Home: Whistler, BC
Sponsors: Atomic, The North Face, Smith Optics, Surefoot, Arcade, TMC Pro Shop, Whistler Blackcomb
Film credits: Almost Ablaze_TGR, The Co-Lab_TGR, Valhalla_Sweetgrass, Beggin’ For Change_4BI9, Part Time_PYP, Amateur Hour_PYP
Photos by Adam Clark.
Nick McNutt has been climbing the ranks, slowly, quietly. A standout performance in TGR’s Co-Lab contest of 2013 propelled him to a grander stage, and an outstanding showing in TGR’s latest flick, Almost Ablaze, earned him Rookie of the Year distinction at the iF3 movie awards. The BC native is a certified pow crushing machine with plenty of skills to pay the bills. You wouldn’t know it though—he’s got a humble air about him, a trait that’s sure to yield greater opportunity this winter and in the seasons to come.

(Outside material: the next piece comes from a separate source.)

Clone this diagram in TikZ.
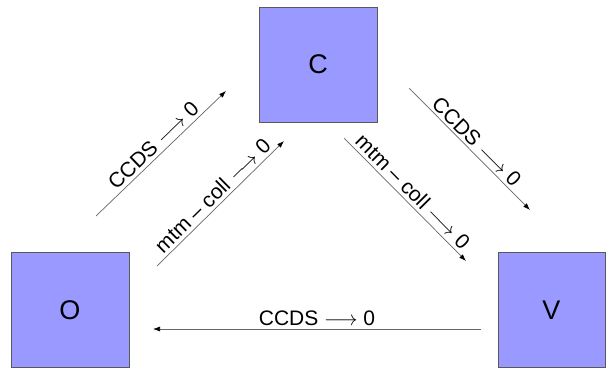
\documentclass[tikz,border=0pt]{standalone}
\usepackage{fontspec}
\setmainfont{Liberation Sans}
\usetikzlibrary{positioning,arrows.meta}
\definecolor{boxblue}{HTML}{9999FF}
\begin{document}
\begin{tikzpicture}
[x=1pt,y=-1pt,
 every node/.style={font=\fontsize{21}{24}\selectfont},
 state/.style={draw=black!65,fill=boxblue,inner sep=0pt,outer sep=0pt,
   minimum width=118pt,minimum height=115pt,font=\fontsize{27}{30}\selectfont},
 flow/.style={draw=black!60,line width=0.7pt,-{Latex[black,length=7pt,width=5pt]}}]
\useasboundingbox (0,0) rectangle (606,370);
\node[state] (C) at (318,64.5)                                   {C};
\node[state] (O) [on grid,below  left=245.5pt and 248pt of C]    {O};
\node[state,minimum width=107pt] (V) [on grid,below right=245.5pt and 233.5pt of C] {V};
\coordinate (oc1) at (96,216);  \coordinate (oc2) at (226,91);
\coordinate (om1) at (157,266); \coordinate (om2) at (284,141);
\coordinate (cv1) at (409,88);  \coordinate (cv2) at (530,210);
\coordinate (cm1) at (344,138); \coordinate (cm2) at (466,261);
\coordinate (vo1) at (481,329); \coordinate (vo2) at (153,329);
\draw[flow] (oc1) -- node[sloped,above]       {CCDS $\longrightarrow$ 0} (oc2);
\draw[flow] (om1) -- node[sloped,above]       {mtm – coll $\longrightarrow$ 0} (om2);
\draw[flow] (cv1) -- node[sloped,above=-1pt]  {CCDS $\longrightarrow$ 0} (cv2);
\draw[flow] (cm1) -- node[sloped,above]       {mtm – coll $\longrightarrow$ 0} (cm2);
\draw[flow] (vo1) -- node[above]              {CCDS $\longrightarrow$ 0} (vo2);
\end{tikzpicture}
\end{document}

You’ve been on the radar for a few years, and gained some fans when you partook in the Co-Lab contest. Your name has really come into the spotlight this fall, though. Why don’t we start with where you grew up.
I grew up in the East Kootenays of British Columbia, in a small town called Kimberley. I lived there until I graduated high school, and then moved to Whistler when I was 17.
How did growing up in BC shape the skier you’ve become today?
When I lived in Kimberley, I was pretty heavily into park skiing. Once I moved to Whistler, my eyes were opened, and I spent more time exploring the whole resort. I bought my first pair of pow skis, and even though I still rode park when conditions elsewhere sucked, I focused a lot more on finding pillow fields and shit to jump off of. Eventually I stopped riding park skis completely, and now I’ll burn a lap or two through the jump line after a pow day on my Bent Chetlers.
You’ve got a calm demeanor when you’re off the hill. Do you behave this way on the snow, too, or does a transformation take place when you click in to your skis?
I feel like I’m usually pretty calm on snow, too. I’ve learned over the past few years filming in the backcountry that the more stressed out you are, or one person in your group is, the less productive you all are. For the most part, if you take your time as a group and everyone is mellow, the results just come naturally. Nobody wants to be out there with a stressed-out lunatic.
Your 2012-13 POV edit stands out in my mind. You absolutely crushed pillows across BC, and that video racked up nearly 40,000 views on Vimeo. What does it take to graduate from web sensation to something greater?
I think that attitude and work ethic are huge components to becoming a recognized skier in the industry. For example, in Whistler, the average level of your local skier is insane. On a powder day, you’ll see a guy sending stuff all over the resort that makes the people who are watching cheer and think he’s a hero, and then if you bump into him at après and try and talk to him, he might be a complete dickhead. If you’re a nice person, that can go a long way. Let your skiing speak for itself.
What does it mean to you to be shooting with TGR? What’s it like to work on a film that has such a huge production value?
It’s pretty unreal. Reality really started to kick in when I was in Revelstoke heli-skiing with seven guys I’ve been looking up to forever. I never thought I’d be skiing with Sage [Cattabriga-Alosa].
I won’t forget having lunch on a ridge top with three helis, eight athletes and 15-plus production staff and guides, all eating soup. That was pretty unreal. I’ve never seen a film crew that large, and just looking around, we all kept laughing about how many people we had out there.
A few months back at iF3, you took home the award for Rookie of the Year in a film that earned top honors, and you were also nominated for best freeride segment. With this success, plus major film exposure, are any doors opening for you?
For sure. I think with all the momentum right now, I’ll be poised to ski more in front of the cameras for a long time to come.